It’s hot here in the Northeast. It’s so hot that every night I am tempted to order takeout. I have been good. I have cooked, every night even. I apologize for neglecting to show you my goodies.
I will share with you some winners from this past weekend. I had an old roomie over for Shabbat, who declared me a balabuste. If she only knew. I can’t be a balabuste if I can’t cook a kugel. I can make some awesome rice dishes though.
Friday night is always rough on these long summer Shabbats. By the time Shabbat starts, you are super hungry, but too tired to eat. Still, I cooked, and I cooked some more. Guests are fun.
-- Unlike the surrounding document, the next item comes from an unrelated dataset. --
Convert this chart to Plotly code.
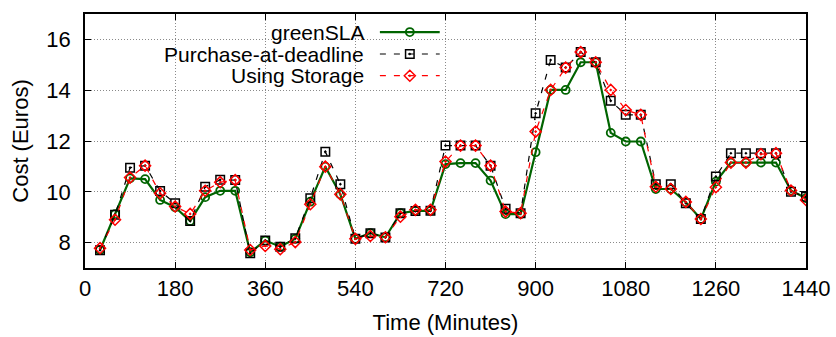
import plotly.graph_objects as go

time_min = [30, 60, 90, 120, 150, 180, 210, 240, 270, 300, 330, 360, 390, 420, 450, 480,
            510, 540, 570, 600, 630, 660, 690, 720, 750, 780, 810, 840, 870, 900, 930, 960,
            990, 1020, 1050, 1080, 1110, 1140, 1170, 1200, 1230, 1260, 1290, 1320, 1350, 1380,
            1410, 1440]

green_sla = [7.71, 9.12, 10.53, 10.50, 9.68, 9.39, 8.85, 9.79, 10.04, 10.04, 7.62, 8.08,
             7.84, 8.15, 9.61, 10.99, 9.90, 8.15, 8.37, 8.21, 9.16, 9.25, 9.25, 11.09,
             11.13, 11.13, 10.44, 9.12, 9.12, 11.56, 14.01, 14.01, 15.10, 15.10, 12.32, 11.98,
             11.98, 10.11, 10.11, 9.59, 8.93, 10.40, 11.15, 11.15, 11.15, 11.15, 10.05, 9.75]

purchase_deadline = [7.70, 9.10, 10.95, 11.03, 10.03, 9.55, 8.85, 10.20, 10.47, 10.46, 7.58, 8.08,
                     7.84, 8.17, 9.75, 11.58, 10.30, 8.15, 8.37, 8.20, 9.16, 9.24, 9.25, 11.82,
                     11.82, 11.82, 11.03, 9.33, 9.16, 13.09, 15.19, 14.89, 15.50, 15.10, 13.58, 13.03,
                     13.03, 10.30, 10.30, 9.55, 8.93, 10.60, 11.52, 11.52, 11.52, 11.52, 10.00, 9.81]

using_storage = [7.78, 8.90, 10.56, 11.03, 9.94, 9.42, 9.13, 10.04, 10.38, 10.46, 7.71, 7.87,
                 7.74, 8.02, 9.51, 10.99, 9.90, 8.15, 8.26, 8.21, 9.02, 9.29, 9.29, 11.19,
                 11.82, 11.82, 11.03, 9.22, 9.16, 12.37, 14.01, 14.89, 15.50, 15.10, 14.01, 13.22,
                 13.03, 10.20, 10.11, 9.60, 8.93, 10.18, 11.15, 11.15, 11.48, 11.52, 10.05, 9.68]

series_names = ["greenSLA", "Purchase-at-deadline", "Using Storage"]
x_ticks = [0, 180, 360, 540, 720, 900, 1080, 1260, 1440]
y_ticks = [8, 10, 12, 14, 16]

GREEN = "#006400"
BLACK = "#000000"
RED = "#ff0000"
FONT = "Liberation Sans"
FS = 22
KEY_FS = 21

styles = [
    dict(color=GREEN, width=2.2, dash="solid", symbol="circle-open", msize=8, mlw=1.8),
    dict(color=BLACK, width=1.2, dash="6px,8px", symbol="square-open-dot", msize=8.5, mlw=1.5),
    dict(color=RED, width=1.2, dash="6px,8px", symbol="diamond-open-dot", msize=8.5, mlw=1.5),
]
data = [green_sla, purchase_deadline, using_storage]

fig = go.Figure()
for name, ys, st in zip(series_names, data, styles):
    fig.add_trace(go.Scatter(
        x=time_min, y=ys, mode="lines+markers", name=name, showlegend=False,
        line=dict(color=st["color"], width=st["width"], dash=st["dash"]),
        marker=dict(symbol=st["symbol"], size=st["msize"], color=st["color"],
                    line=dict(color=st["color"], width=st["mlw"])),
        xaxis="x", yaxis="y",
    ))

# manual gnuplot-style key (text left, sample right)
row_y = [0.929, 0.8425, 0.757]
text_x = 0.3897
for name, st, ry in zip(series_names, styles, row_y):
    fig.add_annotation(x=text_x, y=ry, xref="paper", yref="paper", text=name,
                       showarrow=False, xanchor="right", yanchor="middle",
                       font=dict(family=FONT, size=KEY_FS, color="black"))
    fig.add_trace(go.Scatter(
        x=[0.409, 0.4505, 0.492], y=[ry, ry, ry], mode="lines",
        line=dict(color=st["color"], width=st["width"], dash=st["dash"]),
        showlegend=False, hoverinfo="skip", xaxis="x2", yaxis="y2"))
    fig.add_trace(go.Scatter(
        x=[0.4505], y=[ry], mode="markers",
        marker=dict(symbol=st["symbol"], size=st["msize"], color=st["color"],
                    line=dict(color=st["color"], width=st["mlw"])),
        showlegend=False, hoverinfo="skip", xaxis="x2", yaxis="y2"))

# white key box hiding the grid
fig.add_shape(type="rect", xref="paper", yref="paper", x0=0.0185, x1=0.512, y0=0.715, y1=1.0,
              fillcolor="white", line=dict(width=0), layer="between")

axis_common = dict(
    showline=True, linecolor="black", linewidth=1.5, mirror="ticks",
    ticks="inside", ticklen=6, tickwidth=1, tickcolor="black",
    showgrid=True, gridcolor="#8a8a8a", gridwidth=1, griddash="1px,2px",
    zeroline=False, tickfont=dict(family=FONT, size=FS, color="black"),
)

fig.update_layout(
    width=836, height=337,
    margin=dict(l=85, r=30, t=14, b=69, autoexpand=False),
    paper_bgcolor="white", plot_bgcolor="white",
    xaxis=dict(range=[0, 1440], tickmode="array", tickvals=x_ticks,
               ticktext=[str(v) for v in x_ticks],
               title=dict(text="Time (Minutes)", font=dict(family=FONT, size=FS, color="black"),
                          standoff=14),
               ticklabelstandoff=0,
               **axis_common),
    yaxis=dict(range=[7, 17], tickmode="array", tickvals=y_ticks,
               ticktext=[str(v) for v in y_ticks],
               title=dict(text="Cost (Euros)", font=dict(family=FONT, size=FS, color="black"),
                          standoff=12),
               ticklabelstandoff=8,
               **axis_common),
    xaxis2=dict(range=[0, 1], overlaying="x", visible=False, fixedrange=True),
    yaxis2=dict(range=[0, 1], overlaying="y", visible=False, fixedrange=True),
    font=dict(family=FONT, size=FS, color="black"),
)

fig.write_html("out.html")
On the Friday night menu was chicken soup, roasted maple glazed chicken with roasted root vegetables, a pilaf, steamed broccoli, and yummy garlicky green beans with shallots. I forgot to serve the sauteed zucchini. Sorry for the lack of pictures.
I don’t have a name for my rice creation. I never use recipes for rice. I will admit that I have become overly confident in my knack for a good rice dish.
July 4th, 2008 Rice Dish
2 cups basmati rice
1 onion, diced
2 shallots, chopped
1 Tbsp. ginger, minced
5 cloves of garlic, chopped
handful of pinenuts
7 mushrooms, sliced
3 cups water or vegetable broth
coriander
olive oil
salt
pepper
In a large saute pan that you have a lid for, on medium-high heat, saute onions, garlic, shallots, and ginger. Throw in the rice. Let it toast a minute or two. Add in the sliced mushrooms. Saute one more minute. Add 1 Tbsp. of coriander, salt and pepper. Add in the pinenuts. Add the water or broth, and cover with a lid. Turn the heat down to medium-low. Walk away a bit until done.
For Shabbat Lunch, I made a pot roast in the crockpot, accompanied by a tasty assortment of salads. There was a large green salad, an imitation crabmeat salad, a couscous salad, a tomato basil salad, and hummus.
Slow Cooker Pot Roast – adapated from Allrecipes.com
4 pounds roast – I used chuck…just look for a nice hunk of meat, after a dozen plus hours in the crockpot – it’s all good
salt and pepper to taste
1 cup vegetable broth
1/4 cup of good red wine – reminder to always use wine you like to drink
3 carrots, chopped
1 onion, chopped
5 garlic cloves, chopped
2 potatoes, peeled and cubed
3 stalk celery, chopped –
Take the chuck roast and season with salt and pepper to taste. Brown on all sides in a large skillet over high heat. Add the onion and garlic and saute a bit more.
Place in the slow cooker and add the broth, wine, carrots, onions, potatoes and celery.
Cover and cook on low. It is done after 10 hours, but I left it cooking overnight until lunchtime. The smell was heavenly at 6am.
“Crab” Salad – dedicated to my Aunt who introduced us to the yummy salad
1 Package of imitation crab meat, chopped
3 green onions, chopped
2 stalks of celery, chopped fine
Half of a small seedless cucumber, chopped
1 plum tomato, seeded and chopped
Juice of one lemon
chopped parsley
Pepper
1 Tbsp. Old Bay
1 Tbsp. Dijon Mustard
1 1/2 Tbsp. Mayonaisse
Mix everything together and serve.
Tomato Basil Salad
5 Sliced Plum Tomatoes
Chopped Red Onion, about a quarter
Chopped Fresh Basil
Salt
Pepper
2 Tbsp. Olive Oil
Mix all together. Enjoy! Good with some nice crusty challah to sop up the juices
CousCous Vegetable Salad – from www.fantasticfoods.com
2 cups cooked whole wheat couscous
6 green onions, chopped
2 medium tomatoes, seeded and cut into small pieces
1 cup cucumber, chopped
½ cup cooked (or canned) garbanzo beans
1 cup parsley, chopped
Mix all ingredients together and toss with the following salad dressing:
Dressing
¾ cup olive oil
½ cup fresh lemon juice
2 cloves minced garlic
1 tsp Dijon mustard
1 tsp ground coriander
1 tsp salt
freshly ground black pepper to taste
All of these dishes were a hit. I had little to no leftovers…which in my book is always a good sign. I get ooked out by leftovers.